The housewrap issue is just an example of great marketing.  The only time I use it is when I need it behind a brick veneer finish.  It's supposed to stop air infiltration...called leaks...but by the time it works (if it did), it would already be out of the house, past the insulation, and no good to me.  Besides, the only way to install it is to staple it to the sheathing...meaning you are now putting more holes in it,...and, have you ever talked to any carpenter that liked installing it?  It shows.  Like I said, it's supposed to stop the air from leaking out or into the house.  Since it doesn't work, why not leave it off the material list altogether and substitute with something that does work...like a foam sealant?  Why?  The foam sealant works.  It fills in all the gaps and seams where air passes through and actually helps to turn the wall into a monolithic system as opposed to a series of individual parts.  Think of it this way.  First, the air/heat passes through the drywall then it avoids the roll of insulation and just leaks through the gaps between the insulation and the studs, then it hits the sheathing, then the houswrap, then the finish.  What this means is each component of the wall is acting independently...no team work so to speak.  By using the foam sealant in conjunction with the blown/sprayed insulation, you now have a monolithic system where the components work together instead of on their own.
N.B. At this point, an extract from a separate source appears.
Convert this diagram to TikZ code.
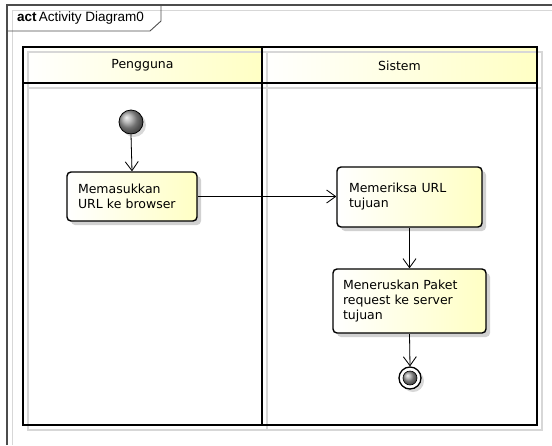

This foam is also used to fill the gaps around every penetration there is on the house.  This includes, but not restricted to: 

  1. plumbing stacks
  2. sill plates
  3. electrical boxes
  4. behind trims and moldings
  5. utility feeds
  6. headers...and more
The cost?  If we substitute the foam sealant, the better insulation system/product in a 2 x 4 wall for the housewrap, the roll insulation, the 2 x 6 walls and the resulting extension jambs and you should come close to breaking even..but you have a system that actually works.  Make sure you use the "reduced expanding foam" around the doors and windows (please be careful...and don't use the regular foam if you ever want to open the door again) and you've sealed up another huge area of heat/air loss/transfer.


What about those windows?  I don't look at the R-factor as much as I look at the air infiltration rate. Not only does this tell you the obvious...that this is an energy efficient window, but it also tells you how good the quality of the window is.  It still comes down to the installation as the potential, and usual, weak link here.  You can have the most energy efficient window on the planet, but if the installation is poor...meaning there are gaps unfilled between the frame and the rough opening (and "stuffing insulation into it is just as bad as not filling it at all) the air just goes around the window and escapes through the cracks.


The rest is really just framing the house in a way to eliminate the ares of the house that should be insulated...but isn't.  Floor bonds, wall corners (actually this method costs less), locations where the interior wall intersects with an exterior wall (this method also cost much less than what we do now), headers and the "heels" at the cornice/soffit area.  All of these areas are areas where there is either little or no insulation, but the construction methods that are substituted allow us to insulate these areas fully...while the cost is far less.


Here in Michigan, as part of the seminar I spoke at, our local electrical utility company did a year (December 1993 to December 1994) long study on one of my houses to see the effects of what I described above was on the energy bills.  The house in question was a 4800 sq ft house with walkout basement using the above methods to build.  The cost to build this house was actually less than if we hadn't done the "energy substitution" decisions above.  The energy cost...?, how about an average of only $30/month.  Keep in mind this included a time in January 1994 when for a couple of days the actual recorded temperatures was in the forty degrees below Fahrenheit range...you read that correctly.  It was a time of record lows in the state.


Treat the house as a system when it is designed, with no weak links, and you'll end up a winner...now and into the future.